Honey Crawford’s research interests include global feminisms, critical race theory, public spectacle, and protest. She specializes in Afro Brazilian cultural performance as both a scholar and practitioner, exploring intersections between ritual performance and self-making through a repertoire that includes carnival, media activism, radical theatre, and the performance of everyday life. She earned her PhD in theatre studies from Cornell University in 2017 where she was also a New York Public Humanities Fellow.

Honey is currently developing her dissertation into her book manuscript, Negra Demais! Overwhelming Performances of Afro Brazilian Femininity. This project takes an interdisciplinary approach, positioning women-driven spectacles of black consciousness in the 20th- 21st century against prevalent discourse on the black diaspora and performance studies. Paying close attention to theatrical traditions that press against the bounds of propriety and indulge in an aesthetic of abundance, this book identifies a preoccupation with the transgressive potential held in performances of black feminine power.

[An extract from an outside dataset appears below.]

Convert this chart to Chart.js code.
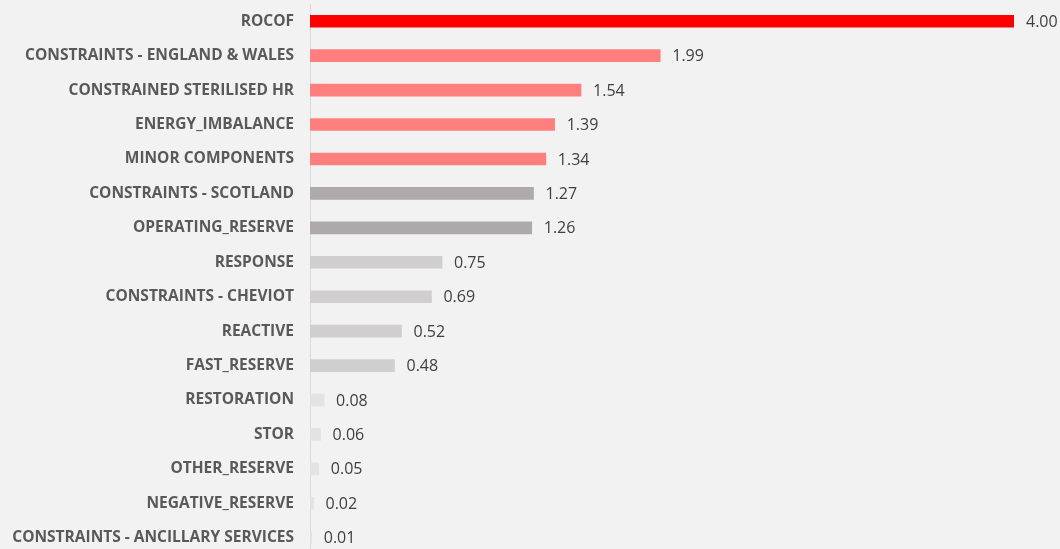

She has married her research interests with practical contributions to the field of theatre and performance, most recently as the dramaturgical researcher for Lynn Nottage’s adaptation of Vinicius de Moraes’ Orfeu da Conceição as interpreted by Marcel Camus’ 1959 film adaptation Orfeu Negro. This forthcoming Broadway production will partner Nottage with director George C. Wolfe in a musical retelling of the Greek classic embedded in the favelas of Rio de Janeiro during carnival. Previous research on Boalian applied theatre methods and the São Paulo’s hip hop scene have been published in Black Camera Journal and La Verdad Reader of Hip Hop Latinidades respectively.

While at Cornell University, Honey taught Perspectives on Brazil: Culture, History, Identity in the Department of Romance Studies and Riot Acts: Public Performance and Protest in the Department of Performing and Media Arts.